GIVEN EXERCISE: Within the material below, find each line bearing the word "chart" and present it.

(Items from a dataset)
>> Begin

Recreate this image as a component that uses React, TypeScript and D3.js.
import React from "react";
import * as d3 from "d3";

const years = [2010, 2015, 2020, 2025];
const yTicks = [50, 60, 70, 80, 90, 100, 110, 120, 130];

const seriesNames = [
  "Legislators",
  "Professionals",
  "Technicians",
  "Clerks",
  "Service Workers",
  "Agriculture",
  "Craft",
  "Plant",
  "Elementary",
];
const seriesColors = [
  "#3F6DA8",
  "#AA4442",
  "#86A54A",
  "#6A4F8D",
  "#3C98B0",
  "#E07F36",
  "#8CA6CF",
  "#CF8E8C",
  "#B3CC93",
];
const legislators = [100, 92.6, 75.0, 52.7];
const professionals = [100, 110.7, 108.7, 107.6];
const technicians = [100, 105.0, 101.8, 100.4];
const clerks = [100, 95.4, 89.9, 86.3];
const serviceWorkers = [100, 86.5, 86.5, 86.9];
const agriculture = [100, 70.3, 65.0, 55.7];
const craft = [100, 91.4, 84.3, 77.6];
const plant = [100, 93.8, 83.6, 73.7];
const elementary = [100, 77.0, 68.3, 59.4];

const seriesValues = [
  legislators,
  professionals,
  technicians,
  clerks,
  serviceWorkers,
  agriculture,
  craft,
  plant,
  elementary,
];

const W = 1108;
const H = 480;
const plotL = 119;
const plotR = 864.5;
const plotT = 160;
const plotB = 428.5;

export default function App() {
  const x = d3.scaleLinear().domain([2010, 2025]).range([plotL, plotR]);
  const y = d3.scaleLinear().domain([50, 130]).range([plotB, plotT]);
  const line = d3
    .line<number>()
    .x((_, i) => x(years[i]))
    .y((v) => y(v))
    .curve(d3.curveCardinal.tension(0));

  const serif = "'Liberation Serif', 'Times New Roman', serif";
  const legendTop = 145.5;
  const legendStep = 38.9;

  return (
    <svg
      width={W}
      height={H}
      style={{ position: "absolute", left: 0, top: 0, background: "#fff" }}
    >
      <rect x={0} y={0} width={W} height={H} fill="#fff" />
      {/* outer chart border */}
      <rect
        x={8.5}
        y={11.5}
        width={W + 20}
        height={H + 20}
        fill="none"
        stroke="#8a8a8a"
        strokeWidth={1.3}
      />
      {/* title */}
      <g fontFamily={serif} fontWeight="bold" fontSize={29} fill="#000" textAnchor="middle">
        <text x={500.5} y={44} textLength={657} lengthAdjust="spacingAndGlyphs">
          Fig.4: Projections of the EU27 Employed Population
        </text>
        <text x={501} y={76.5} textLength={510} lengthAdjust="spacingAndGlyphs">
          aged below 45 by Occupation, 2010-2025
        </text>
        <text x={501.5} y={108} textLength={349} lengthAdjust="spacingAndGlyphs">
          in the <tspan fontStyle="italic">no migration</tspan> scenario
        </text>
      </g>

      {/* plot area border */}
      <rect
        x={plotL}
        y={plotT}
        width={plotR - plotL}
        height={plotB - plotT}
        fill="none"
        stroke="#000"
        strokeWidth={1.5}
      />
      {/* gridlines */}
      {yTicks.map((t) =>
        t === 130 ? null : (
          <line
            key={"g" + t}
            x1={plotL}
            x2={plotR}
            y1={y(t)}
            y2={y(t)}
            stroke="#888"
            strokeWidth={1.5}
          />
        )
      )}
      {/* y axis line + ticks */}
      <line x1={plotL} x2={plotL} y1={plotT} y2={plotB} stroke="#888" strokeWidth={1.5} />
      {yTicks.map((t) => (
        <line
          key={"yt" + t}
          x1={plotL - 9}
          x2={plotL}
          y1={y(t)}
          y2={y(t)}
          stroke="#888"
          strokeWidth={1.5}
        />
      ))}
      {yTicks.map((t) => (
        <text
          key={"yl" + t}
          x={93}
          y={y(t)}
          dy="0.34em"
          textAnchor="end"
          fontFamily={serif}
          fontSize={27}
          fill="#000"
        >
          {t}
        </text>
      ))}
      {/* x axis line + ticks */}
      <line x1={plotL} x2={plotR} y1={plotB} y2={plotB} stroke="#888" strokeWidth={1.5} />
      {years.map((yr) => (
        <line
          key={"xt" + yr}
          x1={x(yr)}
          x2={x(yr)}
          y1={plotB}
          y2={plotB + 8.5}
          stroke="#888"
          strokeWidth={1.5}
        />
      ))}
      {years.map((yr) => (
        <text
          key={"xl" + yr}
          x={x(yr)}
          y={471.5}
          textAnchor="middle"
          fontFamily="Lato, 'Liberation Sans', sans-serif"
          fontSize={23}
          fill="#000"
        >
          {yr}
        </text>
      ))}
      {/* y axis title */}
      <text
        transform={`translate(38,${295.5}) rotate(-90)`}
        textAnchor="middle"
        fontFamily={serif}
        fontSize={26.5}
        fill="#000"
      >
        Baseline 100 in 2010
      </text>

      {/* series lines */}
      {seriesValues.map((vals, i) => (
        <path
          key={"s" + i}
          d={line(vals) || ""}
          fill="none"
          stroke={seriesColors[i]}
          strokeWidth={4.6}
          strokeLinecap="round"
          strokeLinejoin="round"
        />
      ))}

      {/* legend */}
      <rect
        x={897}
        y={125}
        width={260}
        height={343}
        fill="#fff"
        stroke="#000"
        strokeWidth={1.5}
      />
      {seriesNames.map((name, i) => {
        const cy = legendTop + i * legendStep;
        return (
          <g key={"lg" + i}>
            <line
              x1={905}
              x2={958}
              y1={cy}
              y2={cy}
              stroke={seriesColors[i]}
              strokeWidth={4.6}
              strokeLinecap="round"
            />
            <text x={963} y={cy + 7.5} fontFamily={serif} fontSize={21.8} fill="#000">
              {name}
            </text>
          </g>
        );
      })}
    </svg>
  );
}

>> End
>> Begin

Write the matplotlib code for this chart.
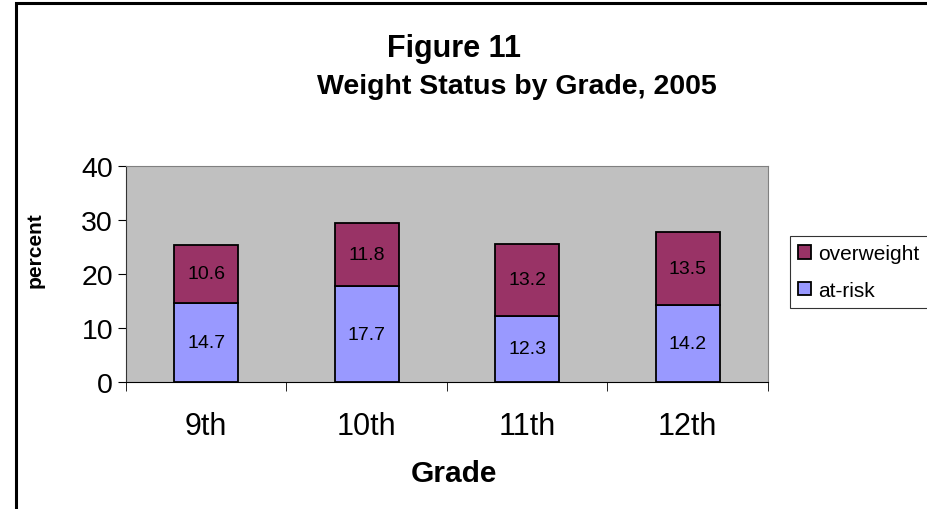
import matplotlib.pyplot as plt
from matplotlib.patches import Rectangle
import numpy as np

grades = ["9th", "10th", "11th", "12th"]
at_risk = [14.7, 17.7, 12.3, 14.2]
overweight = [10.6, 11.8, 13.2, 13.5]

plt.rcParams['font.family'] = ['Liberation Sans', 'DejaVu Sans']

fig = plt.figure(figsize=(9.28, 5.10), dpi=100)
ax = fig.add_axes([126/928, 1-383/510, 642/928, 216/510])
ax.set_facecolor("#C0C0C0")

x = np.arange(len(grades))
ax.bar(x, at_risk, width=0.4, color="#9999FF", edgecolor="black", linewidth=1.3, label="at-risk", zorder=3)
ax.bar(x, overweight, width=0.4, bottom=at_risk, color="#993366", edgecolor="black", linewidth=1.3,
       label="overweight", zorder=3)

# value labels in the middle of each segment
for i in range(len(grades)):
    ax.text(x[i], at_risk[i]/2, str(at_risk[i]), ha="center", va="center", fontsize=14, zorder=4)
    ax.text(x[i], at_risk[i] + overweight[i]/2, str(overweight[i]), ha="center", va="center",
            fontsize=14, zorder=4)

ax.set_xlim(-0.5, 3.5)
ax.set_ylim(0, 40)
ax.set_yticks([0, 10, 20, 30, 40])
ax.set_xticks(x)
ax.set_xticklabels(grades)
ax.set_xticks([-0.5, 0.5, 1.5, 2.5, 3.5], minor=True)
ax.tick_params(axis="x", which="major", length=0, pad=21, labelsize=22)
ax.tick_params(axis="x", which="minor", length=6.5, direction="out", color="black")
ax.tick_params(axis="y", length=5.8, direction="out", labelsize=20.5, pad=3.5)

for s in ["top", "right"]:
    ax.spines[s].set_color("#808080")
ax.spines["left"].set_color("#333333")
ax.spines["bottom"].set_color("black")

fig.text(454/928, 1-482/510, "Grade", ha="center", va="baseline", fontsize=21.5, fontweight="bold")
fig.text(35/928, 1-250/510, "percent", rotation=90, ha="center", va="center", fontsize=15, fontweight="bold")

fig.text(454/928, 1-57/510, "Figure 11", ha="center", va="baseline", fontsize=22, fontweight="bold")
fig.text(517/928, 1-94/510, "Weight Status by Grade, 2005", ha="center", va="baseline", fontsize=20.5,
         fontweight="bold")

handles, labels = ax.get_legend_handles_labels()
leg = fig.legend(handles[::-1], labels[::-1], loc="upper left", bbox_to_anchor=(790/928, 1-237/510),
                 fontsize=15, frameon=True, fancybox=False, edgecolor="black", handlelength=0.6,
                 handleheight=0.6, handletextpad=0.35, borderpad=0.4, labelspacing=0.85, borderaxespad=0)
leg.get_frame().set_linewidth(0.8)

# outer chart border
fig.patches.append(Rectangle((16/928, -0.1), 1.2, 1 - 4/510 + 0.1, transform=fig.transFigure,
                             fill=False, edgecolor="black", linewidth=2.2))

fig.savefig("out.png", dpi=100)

>> End

PROBLEM SOLUTION:
      {/* outer chart border */}
Write the matplotlib code for this chart.
# outer chart border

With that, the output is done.